[START OF GIVEN MATERIAL]
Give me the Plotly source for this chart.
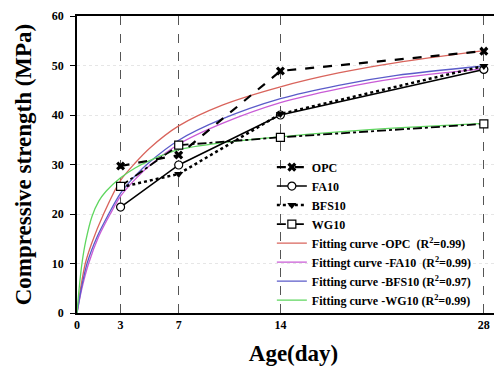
import plotly.graph_objects as go

ages = [3, 7, 14, 28]
opc = [29.7, 31.9, 48.9, 52.9]
fa10 = [21.4, 29.9, 40.0, 49.2]
bfs10 = [25.4, 28.1, 40.2, 49.9]
wg10 = [25.6, 33.9, 35.5, 38.2]

fit_opc_t = [0, 0.25, 0.57, 1, 1.83, 3, 4, 5, 7, 10, 14, 18, 22, 28]
fit_opc_y = [0, 5, 10, 14, 20, 26.8, 30.3, 33.3, 37.8, 42, 45.7, 48.5, 50.6, 53]
fit_fa_t = [0, 0.3, 0.8, 1.5, 2.29, 3, 4, 5, 7, 10, 14, 18, 22, 28]
fit_fa_y = [0, 4.5, 10, 15.5, 20, 23.6, 27, 29.8, 34.1, 38.3, 42.5, 45.3, 47.4, 49.3]
fit_bfs_t = [0, 0.3, 0.69, 1.4, 2.18, 3, 4, 5, 7, 10, 14, 18, 22, 28]
fit_bfs_y = [0, 5, 10, 15.5, 20, 24.2, 27.7, 30.5, 34.9, 39.2, 43.3, 46, 48, 49.9]
fit_wg_t = [0, 0.15, 0.34, 0.6, 1.03, 1.5, 2, 3, 4, 5, 7, 10, 14, 18, 22, 28]
fit_wg_y = [0, 5, 10, 14.5, 19.5, 22.6, 24.6, 27.3, 29.3, 30.8, 33.0, 34.4, 35.6, 36.6, 37.4, 38.3]

x_ticks = [0, 3, 7, 14, 28]
y_ticks = [0, 10, 20, 30, 40, 50, 60]

SERIF = "Liberation Serif, Times New Roman, serif"

fig = go.Figure()

fits = [
    (fit_opc_t, fit_opc_y, "#d9645c", "<b>Fitting curve -OPC  (R<sup>2</sup>=0.99)</b>"),
    (fit_fa_t, fit_fa_y, "#c95bd6", "<b>Fittingt curve -FA10  (R<sup>2</sup>=0.99)</b>"),
    (fit_bfs_t, fit_bfs_y, "#5b5bc9", "<b>Fitting curve -BFS10 (R<sup>2</sup>=0.97)</b>"),
    (fit_wg_t, fit_wg_y, "#5fd65f", "<b>Fitting curve -WG10 (R<sup>2</sup>=0.99)</b>"),
]
for i, (t, y, c, name) in enumerate(fits):
    fig.add_trace(go.Scatter(x=t, y=y, mode="lines", name=name,
                             line=dict(color=c, width=1.3, shape="spline", smoothing=0.8),
                             legendrank=5 + i, cliponaxis=False))

fig.add_trace(go.Scatter(x=ages, y=opc, mode="lines+markers", name="<b>OPC</b>",
                         line=dict(color="black", width=2.2, dash="dash"),
                         marker=dict(symbol="x", size=8, color="black"),
                         legendrank=1, cliponaxis=False))
fig.add_trace(go.Scatter(x=ages, y=fa10, mode="lines+markers", name="<b>FA10</b>",
                         line=dict(color="black", width=1.5),
                         marker=dict(symbol="circle", size=8, color="white",
                                     line=dict(color="black", width=1.2)),
                         legendrank=2, cliponaxis=False))
fig.add_trace(go.Scatter(x=ages, y=bfs10, mode="lines+markers", name="<b>BFS10</b>",
                         line=dict(color="black", width=2.5, dash="dot"),
                         marker=dict(symbol="triangle-down", size=8, color="black"),
                         legendrank=3, cliponaxis=False))
fig.add_trace(go.Scatter(x=ages, y=wg10, mode="lines+markers", name="<b>WG10</b>",
                         line=dict(color="black", width=1.8, dash="dashdot"),
                         marker=dict(symbol="square", size=8, color="white",
                                     line=dict(color="black", width=1.2)),
                         legendrank=4, cliponaxis=False))

fig.update_layout(
    width=502, height=372,
    margin=dict(l=69, r=0, t=8, b=67),
    paper_bgcolor="white", plot_bgcolor="white",
    font=dict(family=SERIF, color="black", size=12),
    showlegend=True,
    legend=dict(x=0.45, y=0.54, xanchor="left", yanchor="top",
                bgcolor="rgba(0,0,0,0)", font=dict(size=12, family=SERIF),
                tracegroupgap=0, itemwidth=30),
    xaxis=dict(range=[0, 29.8], tickvals=x_ticks,
               ticktext=[f"<b>{v}</b>" for v in x_ticks],
               showline=True, linecolor="black", linewidth=1.5, mirror=True,
               showgrid=True, gridcolor="#555555", griddash="dash", gridwidth=1,
               zeroline=False, ticks="", tickfont=dict(size=12),
               title=dict(text="<b>Age(day)</b>", font=dict(size=23), standoff=14)),
    yaxis=dict(range=[0, 60], tickvals=y_ticks,
               ticktext=[f"<b>{v}</b>" for v in y_ticks],
               showline=True, linecolor="black", linewidth=1.5,
               showgrid=True, gridcolor="#e6e6e6", griddash="dot", gridwidth=1,
               zeroline=False, ticks="outside", ticklen=5, tickcolor="black",
               ticklabelstandoff=4, tickfont=dict(size=12),
               title=dict(text="<b>Compressive strength (MPa)</b>", font=dict(size=23), standoff=14)),
)

fig.write_html("out.html")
[END OF GIVEN MATERIAL]
- **PROBLEM TO SOLVE**
Your task is to repeat the material above exactly, without its pictures.

- **THE REPLY**
Give me the Plotly source for this chart.
import plotly.graph_objects as go

ages = [3, 7, 14, 28]
opc = [29.7, 31.9, 48.9, 52.9]
fa10 = [21.4, 29.9, 40.0, 49.2]
bfs10 = [25.4, 28.1, 40.2, 49.9]
wg10 = [25.6, 33.9, 35.5, 38.2]

fit_opc_t = [0, 0.25, 0.57, 1, 1.83, 3, 4, 5, 7, 10, 14, 18, 22, 28]
fit_opc_y = [0, 5, 10, 14, 20, 26.8, 30.3, 33.3, 37.8, 42, 45.7, 48.5, 50.6, 53]
fit_fa_t = [0, 0.3, 0.8, 1.5, 2.29, 3, 4, 5, 7, 10, 14, 18, 22, 28]
fit_fa_y = [0, 4.5, 10, 15.5, 20, 23.6, 27, 29.8, 34.1, 38.3, 42.5, 45.3, 47.4, 49.3]
fit_bfs_t = [0, 0.3, 0.69, 1.4, 2.18, 3, 4, 5, 7, 10, 14, 18, 22, 28]
fit_bfs_y = [0, 5, 10, 15.5, 20, 24.2, 27.7, 30.5, 34.9, 39.2, 43.3, 46, 48, 49.9]
fit_wg_t = [0, 0.15, 0.34, 0.6, 1.03, 1.5, 2, 3, 4, 5, 7, 10, 14, 18, 22, 28]
fit_wg_y = [0, 5, 10, 14.5, 19.5, 22.6, 24.6, 27.3, 29.3, 30.8, 33.0, 34.4, 35.6, 36.6, 37.4, 38.3]

x_ticks = [0, 3, 7, 14, 28]
y_ticks = [0, 10, 20, 30, 40, 50, 60]

SERIF = "Liberation Serif, Times New Roman, serif"

fig = go.Figure()

fits = [
    (fit_opc_t, fit_opc_y, "#d9645c", "<b>Fitting curve -OPC  (R<sup>2</sup>=0.99)</b>"),
    (fit_fa_t, fit_fa_y, "#c95bd6", "<b>Fittingt curve -FA10  (R<sup>2</sup>=0.99)</b>"),
    (fit_bfs_t, fit_bfs_y, "#5b5bc9", "<b>Fitting curve -BFS10 (R<sup>2</sup>=0.97)</b>"),
    (fit_wg_t, fit_wg_y, "#5fd65f", "<b>Fitting curve -WG10 (R<sup>2</sup>=0.99)</b>"),
]
for i, (t, y, c, name) in enumerate(fits):
    fig.add_trace(go.Scatter(x=t, y=y, mode="lines", name=name,
                             line=dict(color=c, width=1.3, shape="spline", smoothing=0.8),
                             legendrank=5 + i, cliponaxis=False))

fig.add_trace(go.Scatter(x=ages, y=opc, mode="lines+markers", name="<b>OPC</b>",
                         line=dict(color="black", width=2.2, dash="dash"),
                         marker=dict(symbol="x", size=8, color="black"),
                         legendrank=1, cliponaxis=False))
fig.add_trace(go.Scatter(x=ages, y=fa10, mode="lines+markers", name="<b>FA10</b>",
                         line=dict(color="black", width=1.5),
                         marker=dict(symbol="circle", size=8, color="white",
                                     line=dict(color="black", width=1.2)),
                         legendrank=2, cliponaxis=False))
fig.add_trace(go.Scatter(x=ages, y=bfs10, mode="lines+markers", name="<b>BFS10</b>",
                         line=dict(color="black", width=2.5, dash="dot"),
                         marker=dict(symbol="triangle-down", size=8, color="black"),
                         legendrank=3, cliponaxis=False))
fig.add_trace(go.Scatter(x=ages, y=wg10, mode="lines+markers", name="<b>WG10</b>",
                         line=dict(color="black", width=1.8, dash="dashdot"),
                         marker=dict(symbol="square", size=8, color="white",
                                     line=dict(color="black", width=1.2)),
                         legendrank=4, cliponaxis=False))

fig.update_layout(
    width=502, height=372,
    margin=dict(l=69, r=0, t=8, b=67),
    paper_bgcolor="white", plot_bgcolor="white",
    font=dict(family=SERIF, color="black", size=12),
    showlegend=True,
    legend=dict(x=0.45, y=0.54, xanchor="left", yanchor="top",
                bgcolor="rgba(0,0,0,0)", font=dict(size=12, family=SERIF),
                tracegroupgap=0, itemwidth=30),
    xaxis=dict(range=[0, 29.8], tickvals=x_ticks,
               ticktext=[f"<b>{v}</b>" for v in x_ticks],
               showline=True, linecolor="black", linewidth=1.5, mirror=True,
               showgrid=True, gridcolor="#555555", griddash="dash", gridwidth=1,
               zeroline=False, ticks="", tickfont=dict(size=12),
               title=dict(text="<b>Age(day)</b>", font=dict(size=23), standoff=14)),
    yaxis=dict(range=[0, 60], tickvals=y_ticks,
               ticktext=[f"<b>{v}</b>" for v in y_ticks],
               showline=True, linecolor="black", linewidth=1.5,
               showgrid=True, gridcolor="#e6e6e6", griddash="dot", gridwidth=1,
               zeroline=False, ticks="outside", ticklen=5, tickcolor="black",
               ticklabelstandoff=4, tickfont=dict(size=12),
               title=dict(text="<b>Compressive strength (MPa)</b>", font=dict(size=23), standoff=14)),
)

fig.write_html("out.html")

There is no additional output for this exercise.